São quase dois meses e o horizonte reserva mais alguns. Sessenta dias de exílio ao avesso (como sabiamente o chamou Willie) e não há como esperar apenas flores neste campo minado. As paranoias e as culpas estão, de prontidão, cercando o meu espaço, aproveitando mínimas oportunidades para consumir, sorrateiras, o otimismo. Nestes tempos não têm sido difícil para elas, que vivem da exploração de rachaduras. Sei de sua presença por manifestações que variam em magnitude, mas deixam rastros de angústia e ansiedade. Eu devia ter aprendido que respirar fundo é mais efetivo que exasperar frustrada, mas às vezes essa é a única saída válida e abraçá-la também é conhecer-me mais.

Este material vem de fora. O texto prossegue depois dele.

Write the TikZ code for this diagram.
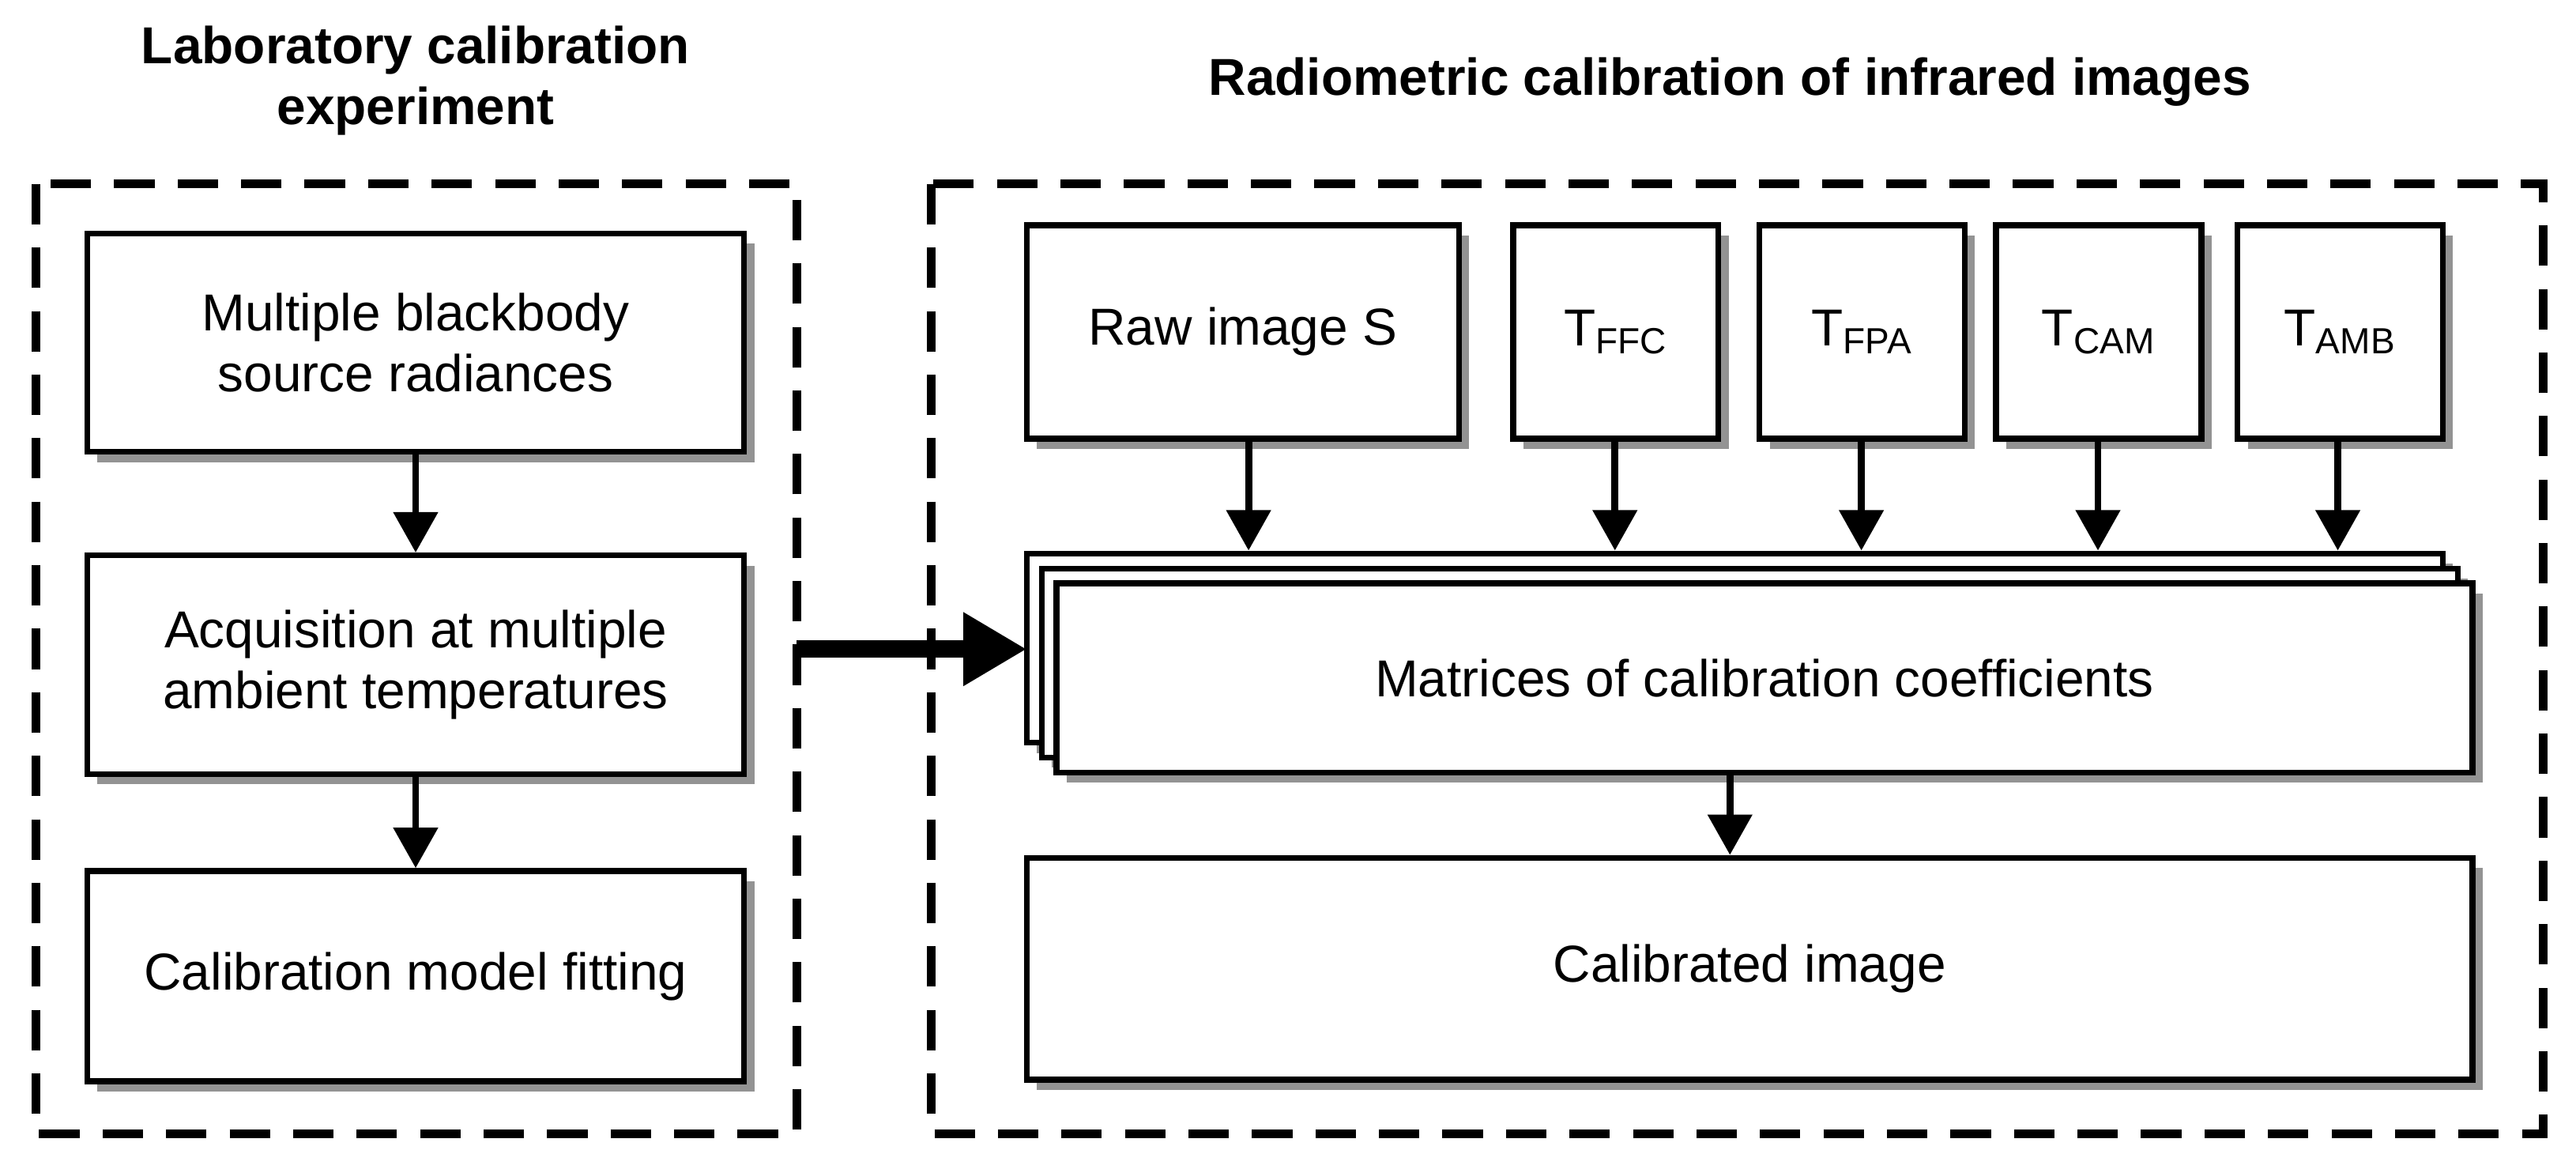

Conforme escrevo estas palavras, lembro a mim da razão pela qual as componho e, então, retomo o meu ritmo de novo: entre os muitos altos e baixos, controles e descontroles, agarro-me à criação, às suas múltiplas possibilidades e à urgência em mantê-las, que é o que, desde que me conheço por gente, me mantém sã, alerta e determinada. Escrevo por não ter nada a fazer no mundo: sobre e não há lugar para mim na terra dos homens. Escrevo porque sou um desesperado e estou cansado, não suporto mais a rotina de me ser e se não fosse a sempre novidade que é escrever, eu me morreria simbolicamente todos os dias. Clarice sempre entendeu que é a escrita a maior afirmação que tenho e a maior justiça que conheço, portanto, deixo a ela o fim do meu relato.